An exciting pay package and research infrastructure are essential to motivate a teacher to strive towards excellence, the faculty at Jadavpur University (JU) told governor M.K. Narayanan during an interaction on campus on Wednesday.

JU teachers cited the disparity of facilities between state and central universities. They also voiced their fear of an exodus to Bengal Engineering and Science University (Besu), which has recently been upgraded to Indian Institute of Engineering Science and Technology (IIEST).

“Teachers who quit IITs to join JU are going back to central institutes, disappointed with the lack of facilities here,” a source quoted a teacher from the engineering faculty as telling the governor, who is also chancellor of the university.

“We are fearing flight of faculty to the IIEST on the same ground. Unless the facilities are on a par with central educational institutions, how can excellence be maintained?”

“IIEST would be offering integrated BTech-MTech courses and better laboratories. So we are also apprehending that bright students would prefer IIEST to JU,” the teacher told Metro.

Jadavpur University lost six teachers to better pay and research opportunities last year and a few more have applied to institutes of national importance for jobs.

JU isn’t the only state university losing out. At least nine teachers have quit Presidency University over the past one-and-a-half years, many of them leaving for a better pay package.

Souvik Bhattacharyya had left IIT Kharagpur, where he was a professor of mechanical engineering, to take over as vice-chancellor at JU despite “an almost Rs 50,000 pay cut”. But when Bhattacharyya resigned from JU in November last year, he had raised the issue of pay disparity between IIT faculty and a state university VC.

Narayanan, who visited the JU campus on an invitation from interim vice-chancellor Abhijit Chakrabarti, met the teachers after the VC made a PowerPoint presentation on the university’s achievements.

While lauding the university, Narayanan asked JU to continue to strive for excellence, prompting teachers to point out the differences in pay structure and other facilities at state and central universities.

A teacher present at Wednesday’s meeting asked the chancellor about any plan of awarding JU a special status, offering better pay package and other research facilities, but the chancellor reportedly remained silent.

“He made it clear that he is not in favour of too many cental universities. He also said that money can’t be the only motivating factor. The motivation to do well must come from within a teacher. He had raised his objection to having too many central universities during the chancellors’ meet with the HRD minister some time back,” a JU official said.

The JU teachers had in 2010 sent a proposal to the human resource development ministry, requesting the status of central university to check flight of faculty.

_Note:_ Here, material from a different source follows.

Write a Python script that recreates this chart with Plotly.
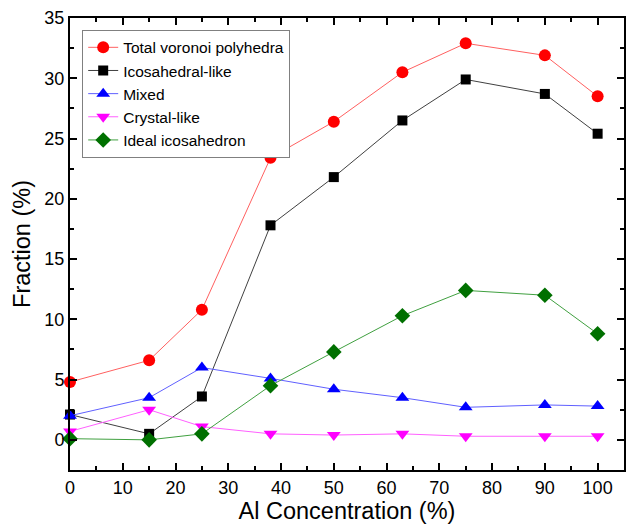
import plotly.graph_objects as go

x_al = [0, 15, 25, 38, 50, 63, 75, 90, 100]
total_voronoi = [4.8, 6.6, 10.8, 23.4, 26.4, 30.5, 32.9, 31.9, 28.5]
icosahedral_like = [2.1, 0.5, 3.6, 17.8, 21.8, 26.5, 29.9, 28.7, 25.4]
mixed = [2.0, 3.5, 6.0, 5.1, 4.2, 3.5, 2.7, 2.9, 2.8]
crystal_like = [0.7, 2.5, 1.1, 0.5, 0.4, 0.5, 0.3, 0.3, 0.3]
ideal_icosahedron = [0.1, 0.0, 0.5, 4.5, 7.3, 10.3, 12.4, 12.0, 8.8]

series = [
    ("Total voronoi polyhedra", total_voronoi, "#ff0000", "#ff6060", "circle", 12),
    ("Icosahedral-like", icosahedral_like, "#000000", "#404040", "square", 10),
    ("Mixed", mixed, "#0000ff", "#6060ff", "triangle-up", 12),
    ("Crystal-like", crystal_like, "#ff00ff", "#ff60ff", "triangle-down", 12),
    ("Ideal icosahedron", ideal_icosahedron, "#007000", "#40a040", "diamond", 12),
]

fig = go.Figure()
for name, vals, mc, lc, sym, sz in series:
    fig.add_trace(go.Scatter(
        x=x_al, y=vals, name=name, mode="lines+markers",
        line=dict(color=lc, width=1),
        marker=dict(color=mc, symbol=sym, size=sz, line=dict(width=0)),
        cliponaxis=False,
    ))

axis_common = dict(
    showline=True, linecolor="black", linewidth=2, mirror="ticks",
    ticks="inside", tickcolor="black", ticklen=7, tickwidth=1.5,
    showgrid=False, zeroline=False,
    tickfont=dict(size=18, color="black"),
    minor=dict(ticks="inside", ticklen=4, tickwidth=1.5, tickcolor="black"),
)

fig.update_layout(
    width=630, height=524,
    margin=dict(l=70, r=4, t=18, b=54),
    paper_bgcolor="white", plot_bgcolor="white",
    font=dict(family="Liberation Sans, Arial, sans-serif", color="black"),
    showlegend=True,
    legend=dict(
        x=0.022, y=0.974, xanchor="left", yanchor="top",
        bordercolor="#808080", borderwidth=1, bgcolor="white",
        font=dict(size=15.5), tracegroupgap=0, itemwidth=30,
    ),
    xaxis=dict(
        range=[0, 105], tick0=0, dtick=10,
        title=dict(text="Al Concentration (%)", font=dict(size=23.5), standoff=5),
        **axis_common,
    ),
    yaxis=dict(
        range=[-2.5, 35], tick0=0, dtick=5,
        title=dict(text="Fraction (%)", font=dict(size=23.5), standoff=7),
        **axis_common,
    ),
)
fig.update_xaxes(minor=dict(dtick=5))
fig.update_yaxes(minor=dict(dtick=2.5))

fig.write_html("out.html")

“The state government has cut down on maintenance grant. In the budget there is no reflection of additional allocation for state universities. On the contrary, there is the lure of working in central educational institutes. If bright teachers leave the campus, how can there be excellence?” the official asked.

Vice-chancellors of state universities had on Tuesday opposed mentor groups and sought powers like their central university counterparts during a meeting with Narayanan, who had sought their opinion on the merits and demerits of having a mentor group in any university.